IN Brief:
- PNO and Begoma are deploying Dymaxa side skirts across a selection of semi-trailers operating in Sweden.
- The hardware targets fuel and energy savings by reducing underbody aerodynamic drag at motorway speeds.
- Low-disruption retrofits are gaining momentum as fleets chase efficiency gains alongside tightening emissions requirements.
PNO Trailer Rental and Begoma Spedition have equipped a selection of semi-trailers with Dymaxa side skirts, extending the use of aerodynamic drag-reduction hardware into a rental fleet model that can influence a wide base of customers. PNO said it operates more than 11,000 semi-trailers across Europe, while Begoma will run the upgraded equipment in Sweden as part of its Agenda 2030 sustainability programme.
Side skirts are a relatively mature technology, but their business case has sharpened as diesel costs remain volatile and fleets face more scrutiny over carbon performance — including the indirect emissions that shippers are increasingly tracking through carrier selection and tender requirements. The basic mechanism is straightforward: by smoothing airflow along the trailer’s underside, skirts reduce turbulence and drag, improving energy efficiency most noticeably at higher speeds.
PNO is positioning the retrofit as both a fuel-saving measure for diesel operations and a range extender for electric trucks, where aerodynamic improvements translate directly into fewer charging events or more payload flexibility. Jan Eriksen, Head of Fleet at PNO, said: “By investing in smarter equipment, and optimising our fleet, we actively aim to reduce CO₂ emissions or extend the range on EV trucks pulling a trailer.”
For Begoma, the attraction is operationally simple: the trailers do not require route redesigns, driver behaviour change programmes, or depot infrastructure upgrades to realise savings. That simplicity also makes the technology well-suited to rental fleets, where equipment cycles between users and must deliver value without training overhead or bespoke maintenance regimes.
Dymaxa’s pitch is that the European market is moving toward the kind of widespread adoption already seen in North America, where trailer skirts have been common for years. Almaz Ayupov, CEO of Dymaxa, said: “The North American market has benefited from trailer side skirts for more than a decade, with adoption rate reaching 80%. We are now seeing signs that the European market will follow suit to reduce costs and emissions.”
Evidence on performance is increasingly coming from large-scale pilots rather than small demonstrations. Dymaxa has pointed to a reported average 4.9% reduction in fuel use and emissions from a 2023 AB InBev and Jost Group evaluation on long-haul routes between Belgium and France, reinforcing the idea that aerodynamic gains can stack up across high-mileage operations.

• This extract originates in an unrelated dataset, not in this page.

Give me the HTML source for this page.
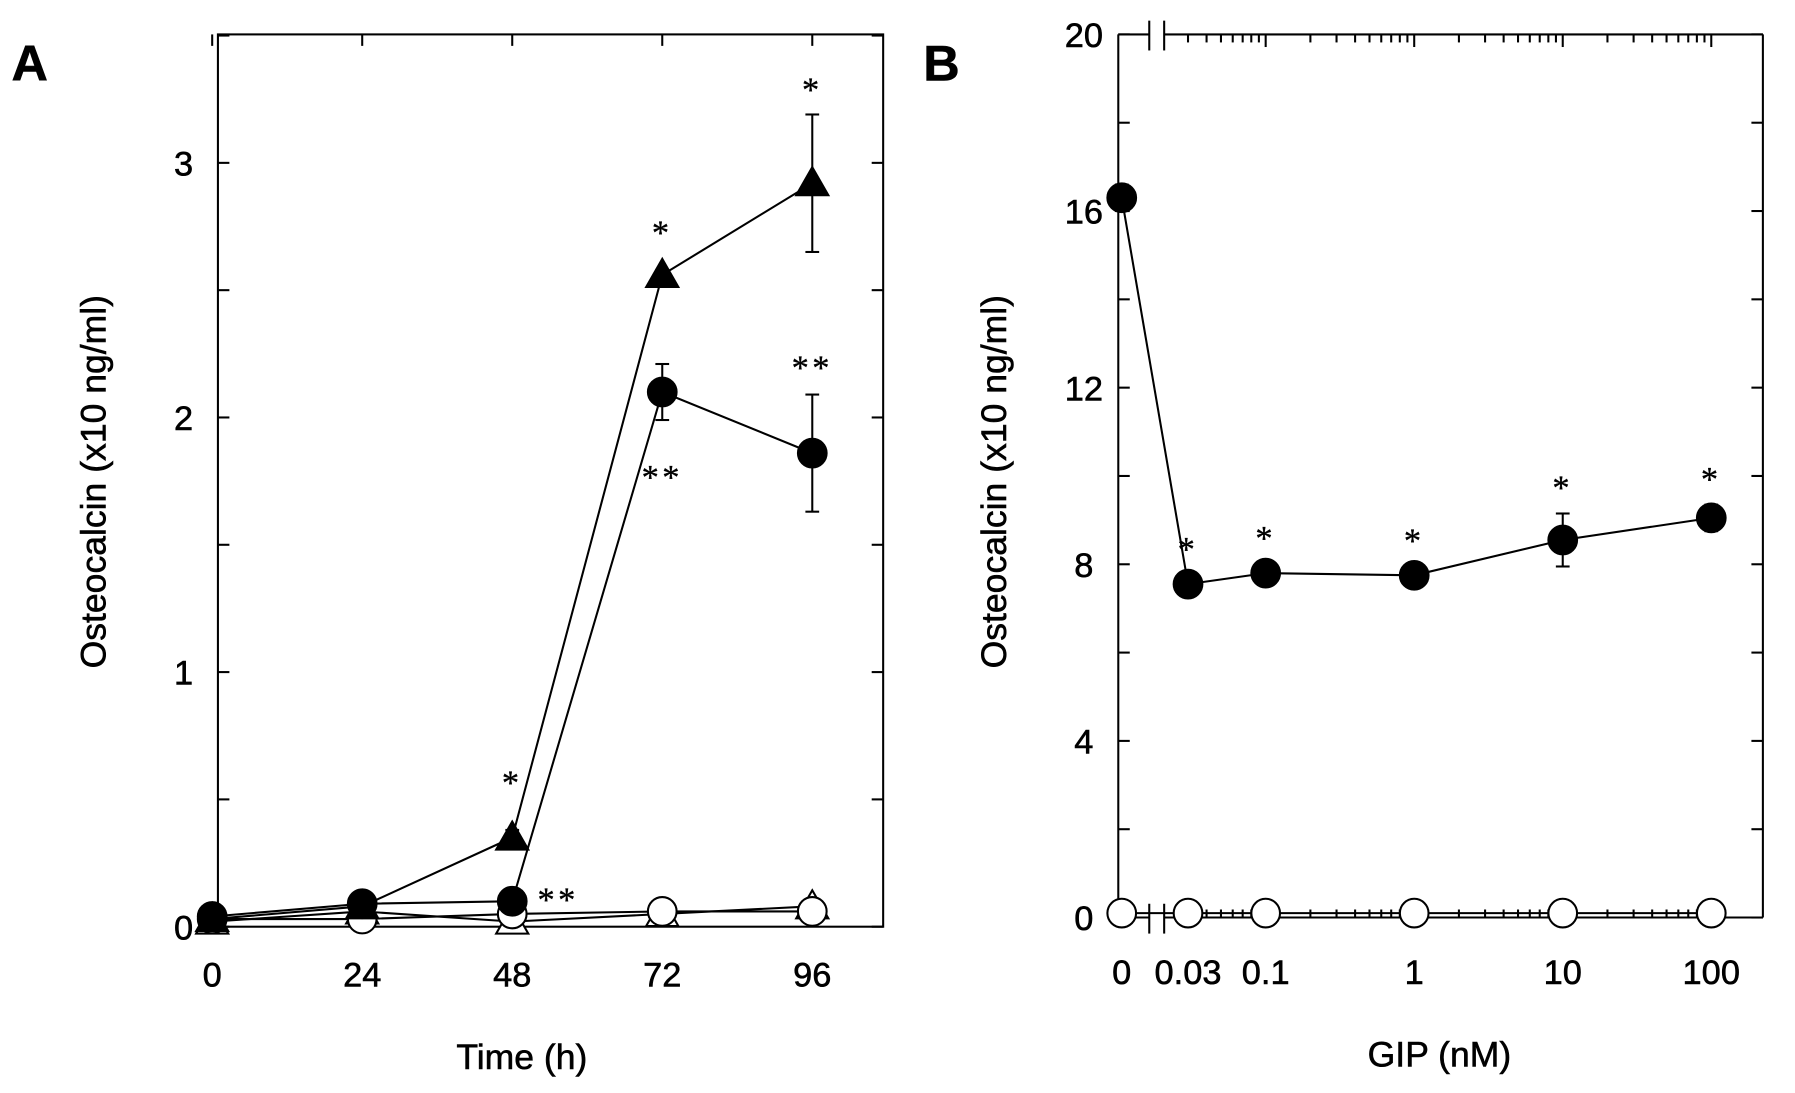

There is also a policy undertow. Trailer efficiency is moving closer to the heart of heavy-duty vehicle decarbonisation plans, with manufacturers and fleets facing more explicit pressure to prove energy consumption reductions across complete combinations, not just tractor units. Aerodynamic devices, including side skirts, are one of the more immediate routes to measurable improvement without waiting on driveline replacement cycles.
For PNO, the commercial logic is clear: improving the efficiency spec of a rental trailer increases its attractiveness to customers whose tenders now include carbon and efficiency metrics alongside rate. For the broader market, it is another sign that the next phase of road freight decarbonisation will be built as much on incremental hardware and operational discipline as on headline-grabbing drivetrain shifts.